I received an unconditional offer to study at Unimelb today (Int'l Student here). While it is highly rated (28th in the World), I wanted to get a much better picture of this University.
My main queries are:
1. How easy is it to land internships?
2 Do they offer scholarships to student who achieve high GPAs during their tenure?
3. Is racism still an issue?

Thanks a lot!!


----------



## alexisrated

Seriously no one?? Please I need help urgently..


----------



## ProblemChild

alexisrated said:


> Seriously no one?? Please I need help urgently..


If you will be enrolled in an undergraduate course, I think you cannot expect much in terms with a scholarship. If you achieve the highest score in a unit of study, there may be a prize of a couple of hundred dollars at best or a book at worst.

If you will be enrolled in a postgraduate research course, you may be eligible to apply for a scholarship for the tuition fees. But it all depends upon the previous recipients. If they finished their study earlier so that their scholarships become unnecessary, those scholarships will go to other students who are at that time enrolled in the university. If all recipients stay on at the university until the end of the scholarships, there will be no scholarship available to students who have already enrolled in the university.

If you will be enrolled in a postgraduate course work, the situation is probably the same as the undergrads but I am not sure.

As for internships,,,, well, I do not know. I think internships are not common in Australia. I have never heard of it. You either work as an employee/contractor or not. Many students work as part-time employees.

Racism has always been a big issue in Australia and it is likely to continue to be a big issue. Recently, the media is campaigning against foreign workers. So I suspect that the job market for foreigners may not be expanded, if not reduced.


----------



## alexisrated

Thanks ProblemChild for the reply.

I recently learnt that large companies like PwC and GE offer internships to students in Australian universities. 
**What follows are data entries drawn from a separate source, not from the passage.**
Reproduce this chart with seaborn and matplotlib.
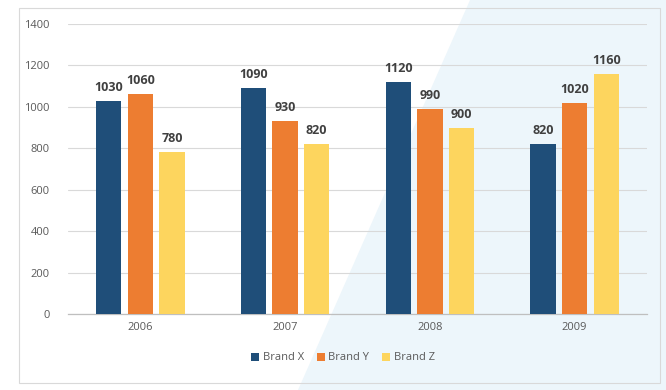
import matplotlib
matplotlib.use('Agg')
import matplotlib.pyplot as plt
import matplotlib.patches as mpatches
import seaborn as sns
import pandas as pd

years = ['2006', '2007', '2008', '2009']
brands = ['Brand X', 'Brand Y', 'Brand Z']
brand_x = [1030, 1090, 1120, 820]
brand_y = [1060, 930, 990, 1020]
brand_z = [780, 820, 900, 1160]
colors = ['#1f4e79', '#ed7d31', '#fdd55e']

df = pd.DataFrame({
    'year': years * 3,
    'brand': [b for b in brands for _ in years],
    'value': brand_x + brand_y + brand_z,
})

sns.set_style('white')
plt.rcParams['font.family'] = ['Open Sans', 'DejaVu Sans']

fig = plt.figure(figsize=(6.66, 3.9), dpi=100)
W, H = 666, 390

# background axes: light blue diagonal on the right + outer border
bg = fig.add_axes([0, 0, 1, 1], zorder=-1)
bg.set_xlim(0, W)
bg.set_ylim(H, 0)
bg.axis('off')
bg.add_patch(mpatches.Polygon([(298, H), (470, 0), (W, 0), (W, H)], closed=True,
                              facecolor='#edf6fb', edgecolor='none'))
bg.add_patch(mpatches.Rectangle((19, 8), 660 - 19, 383 - 8, fill=False,
                                edgecolor='#d9d9d9', linewidth=0.8))

ax = fig.add_axes([68 / W, 1 - 314 / H, (647 - 68) / W, (314 - 24) / H])
ax.patch.set_alpha(0)

sns.barplot(data=df, x='year', y='value', hue='brand', palette=colors,
            width=0.655, gap=0.2, ax=ax, legend=True, saturation=1,
            linewidth=0, zorder=3)

for cont in ax.containers:
    ax.bar_label(cont, padding=5, fontsize=9, fontweight='bold', color='#404040')

ax.set_ylim(0, 1400)
ax.set_yticks(range(0, 1401, 200))
ax.set_xlim(-0.5, 3.5)
ax.yaxis.grid(True, color='#d9d9d9', linewidth=0.8, zorder=0)
ax.set_axisbelow(True)
for s in ['top', 'right', 'left']:
    ax.spines[s].set_visible(False)
ax.spines['bottom'].set_color('#bfbfbf')
ax.spines['bottom'].set_linewidth(0.9)
ax.tick_params(axis='both', length=0, labelsize=8, labelcolor='#595959')
ax.tick_params(axis='y', pad=13)
ax.tick_params(axis='x', pad=6)
ax.set_xlabel('')
ax.set_ylabel('')

handles, labels = ax.get_legend_handles_labels()
ax.legend_.remove()
fig.legend(handles, labels, loc='center', bbox_to_anchor=(343 / W, 1 - 358 / H),
           ncol=3, frameon=False, fontsize=8, labelcolor='#595959',
           handlelength=0.7, handleheight=0.7, handletextpad=0.3, columnspacing=1.2)

fig.savefig('out.png', dpi=100)
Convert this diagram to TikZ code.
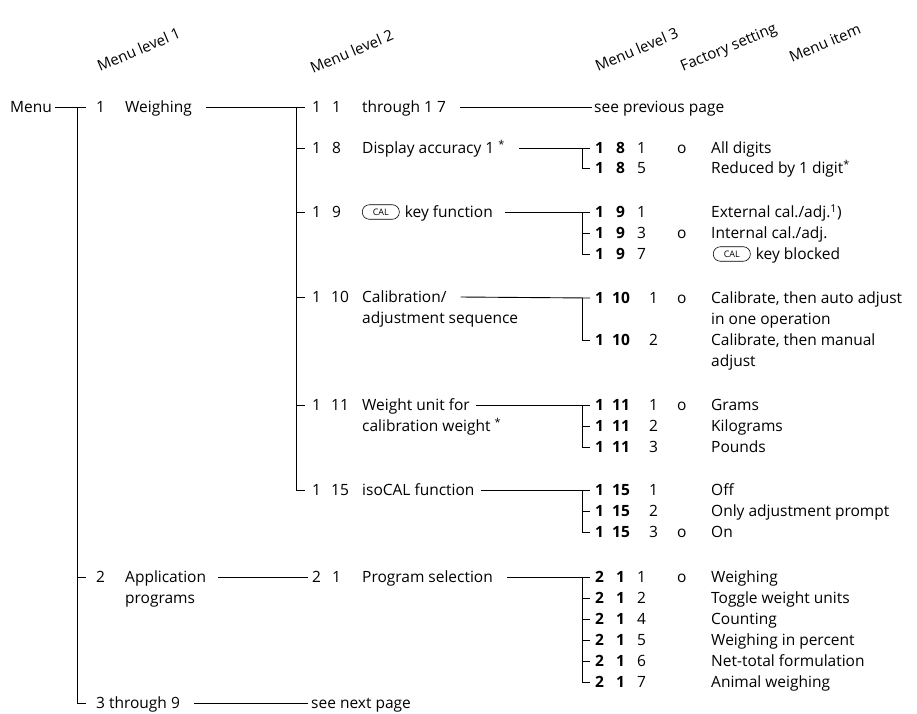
\documentclass[tikz,border=0pt]{standalone}
\usepackage{fontspec}
\setmainfont{Open Sans}
\newcommand\fs{\fontsize{15.5}{18}\selectfont}
\newcommand\lrow[7]{%
  \node[bnum] (#1a) at (595,#2) {#5};
  \node[bnum] (#1b) at (#3,#2) {#6};
  \node (#1c) at (#4,#2) {#7};}
\begin{document}
\begin{tikzpicture}[x=1pt,y=-1pt,
  every node/.style={inner sep=0pt,anchor=west,text height=11pt,text depth=0pt,font=\fs},
  hdr/.style={anchor=base west,rotate=23,font=\fontsize{15}{17}\selectfont},
  bnum/.style={font=\fs\bfseries},
  calkey/.style={draw,line width=0.6pt,rounded corners=7pt,minimum width=37pt,minimum height=14.5pt,
    text height=6.3pt,text depth=0pt,font=\fontsize{9}{10}\selectfont,anchor=west,inner sep=0pt},
  wire/.style={line width=0.9pt}]
\useasboundingbox (0,0) rectangle (917,713);

% headers
\node[hdr] (h1) at (100,72) {Menu level 1};
\node[hdr] (h2) at (313,74) {Menu level 2};
\node[hdr] (h3) at (598,72) {Menu level 3};
\node[hdr] (h4) at (683,72) {Factory setting};
\node[hdr] (h5) at (792,63) {Menu item};

% level 1
\node[anchor=east] (menu) at (52,107) {Menu};
\node (n1) at (96,107) {1};
\node (weigh) at (125,107) {Weighing};
\node (n2) at (96,577) {2};
\node (appl) at (125,577) {Application};
\node (progs) at (125,598) {programs};
\node (n39) at (96,703) {3 through 9};

\coordinate (t1x) at (77,107);
\draw[wire] ([xshift=3pt]menu.east) -- ([xshift=-10pt]n1.west);
\draw[wire] (t1x) |- ([xshift=-10pt]n39.west);
\draw[wire] (n2.west -| t1x) -- ([xshift=-10pt]n2.west);

% level 2
\node (b1n1) at (312,107) {1};  \node (b1n2) at (332,107) {1};  \node (b1t) at (362,107) {through 1 7};
\node (b8n1) at (312,148) {1};  \node (b8n2) at (332,148) {8};  \node (b8t) at (362,148) {Display accuracy 1 \textsuperscript{*}};
\node (b9n1) at (312,212) {1};  \node (b9n2) at (332,212) {9};
\node[calkey] (cal1) at (362,212) {CAL};
\node (b9t) at ([xshift=5pt]cal1.east) {key function};
\node (b10n1) at (312,297) {1}; \node (b10n2) at (331,297) {10}; \node (b10t) at (362,297) {Calibration/};
\node (b10u) at (362,318) {adjustment sequence};
\node (b11n1) at (312,405) {1}; \node (b11n2) at (331,405) {11}; \node (b11t) at (362,405) {Weight unit for};
\node (b11u) at (362,426) {calibration weight \textsuperscript{*}};
\node (b15n1) at (312,490) {1}; \node (b15n2) at (331,490) {15}; \node (b15t) at (362,490) {isoCAL function};
\node (b21n1) at (312,577) {2}; \node (b21n2) at (332,577) {1};  \node (b21t) at (362,577) {Program selection};
\node (bnext) at (311,703) {see next page};
\node (bprev) at (594,107) {see previous page};

\coordinate (t2x) at (296,107);
\draw[wire] ([xshift=14pt]weigh.east) -- ([xshift=-7pt]b1n1.west);
\draw[wire] (t2x) |- ([xshift=-7pt]b15n1.west);
\foreach \r in {b8n1,b9n1,b10n1,b11n1}
  \draw[wire] (\r.west -| t2x) -- ([xshift=-7pt]\r.west);
\draw[wire] ([xshift=12pt]appl.east) -- ([xshift=-4pt]b21n1.west);
\draw[wire] ([xshift=14pt]n39.east) -- ([xshift=-3pt]bnext.west);
\draw[wire] ([xshift=14pt]b1t.east) -- ([xshift=-2pt]bprev.west);

% level 3
\lrow{r181}{148}{616}{637}{1}{8}{1}
\lrow{r185}{168}{616}{637}{1}{8}{5}
\lrow{r191}{212}{616}{637}{1}{9}{1}
\lrow{r193}{233}{616}{637}{1}{9}{3}
\lrow{r197}{254}{616}{637}{1}{9}{7}
\lrow{r101}{298}{612}{649}{1}{10}{1}
\lrow{r102}{340}{612}{649}{1}{10}{2}
\lrow{r111}{405}{612}{649}{1}{11}{1}
\lrow{r112}{426}{612}{649}{1}{11}{2}
\lrow{r113}{447}{612}{649}{1}{11}{3}
\lrow{r151}{490}{612}{649}{1}{15}{1}
\lrow{r152}{511}{612}{649}{1}{15}{2}
\lrow{r153}{532}{612}{649}{1}{15}{3}
\lrow{r211}{577}{616}{637}{2}{1}{1}
\lrow{r212}{598}{616}{637}{2}{1}{2}
\lrow{r214}{619}{616}{637}{2}{1}{4}
\lrow{r215}{640}{616}{637}{2}{1}{5}
\lrow{r216}{661}{616}{637}{2}{1}{6}
\lrow{r217}{682}{616}{637}{2}{1}{7}

% factory settings
\foreach \n/\y in {f181/148,f193/233,f101/298,f111/405,f153/532,f211/577}
  \node (\n) at (677,\y) {o};

% menu items
\node (i181) at (711,148) {All digits};
\node (i185) at (711,168) {Reduced by 1 digit\textsuperscript{*}};
\node (i191) at (711,212) {External cal./adj.\textsuperscript{1})};
\node (i193) at (711,233) {Internal cal./adj.};
\node[calkey] (cal2) at (713,254) {CAL};
\node (i197) at ([xshift=5pt]cal2.east) {key blocked};
\node (i101) at (711,298) {Calibrate, then auto adjust};
\node (i101b) at (711,319) {in one operation};
\node (i102) at (711,340) {Calibrate, then manual};
\node (i102b) at (711,361) {adjust};
\node (i111) at (711,405) {Grams};
\node (i112) at (711,426) {Kilograms};
\node (i113) at (711,447) {Pounds};
\node (i151) at (711,490) {Off};
\node (i152) at (711,511) {Only adjustment prompt};
\node (i153) at (711,532) {On};
\node (i211) at (711,577) {Weighing};
\node (i212) at (711,598) {Toggle weight units};
\node (i214) at (711,619) {Counting};
\node (i215) at (711,640) {Weighing in percent};
\node (i216) at (711,661) {Net-total formulation};
\node (i217) at (711,682) {Animal weighing};

% brackets
\coordinate (t3x) at (582,0);
\draw[wire] ([xshift=14pt]b8t.east) -- ([xshift=-5pt]r181a.west);
\draw[wire] (r181a.west -| t3x) |- ([xshift=-5pt]r185a.west);

\draw[wire] ([xshift=12pt]b9t.east) -- ([xshift=-5pt]r191a.west);
\draw[wire] (r191a.west -| t3x) |- ([xshift=-5pt]r197a.west);
\draw[wire] (r193a.west -| t3x) -- ([xshift=-5pt]r193a.west);

\draw[wire] ([xshift=14pt]b10t.east) -- ([xshift=-5pt]r101a.west);
\draw[wire] (r101a.west -| t3x) |- ([xshift=-5pt]r102a.west);

\draw[wire] ([xshift=6pt]b11t.east) -- ([xshift=-5pt]r111a.west);
\draw[wire] (r111a.west -| t3x) |- ([xshift=-5pt]r113a.west);
\draw[wire] (r112a.west -| t3x) -- ([xshift=-5pt]r112a.west);

\draw[wire] ([xshift=6pt]b15t.east) -- ([xshift=-5pt]r151a.west);
\draw[wire] (r151a.west -| t3x) |- ([xshift=-5pt]r153a.west);
\draw[wire] (r152a.west -| t3x) -- ([xshift=-5pt]r152a.west);

\draw[wire] ([xshift=14pt]b21t.east) -- ([xshift=-5pt]r211a.west);
\draw[wire] (r211a.west -| t3x) |- ([xshift=-5pt]r217a.west);
\foreach \r in {r212a,r214a,r215a,r216a}
  \draw[wire] (\r.west -| t3x) -- ([xshift=-5pt]\r.west);
\end{tikzpicture}
\end{document}
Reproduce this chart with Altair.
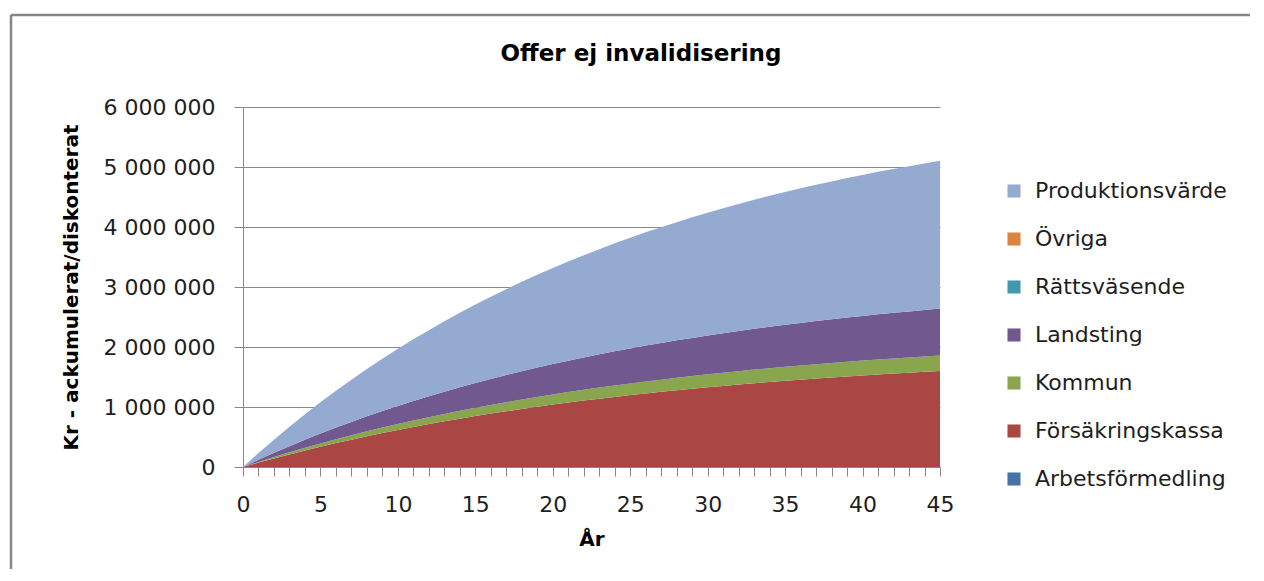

btw, are you currently enrolled at Unimelb?


----------



## alexlhh

hi, you can find many internship opportunities on seek... it's very common and effective to get some experiences. and you can find more about Melbourne's university and training information here.


----------



## ltrdnl90

*Unconditional offer*

Hello guys, I have a question related to this discussion. I have as well received a conditional offer from the UoM and I would like to ask if anyone knew, approximately, which score a candidate should get to be fairly sure to secure a scholarship? thanks guys!


----------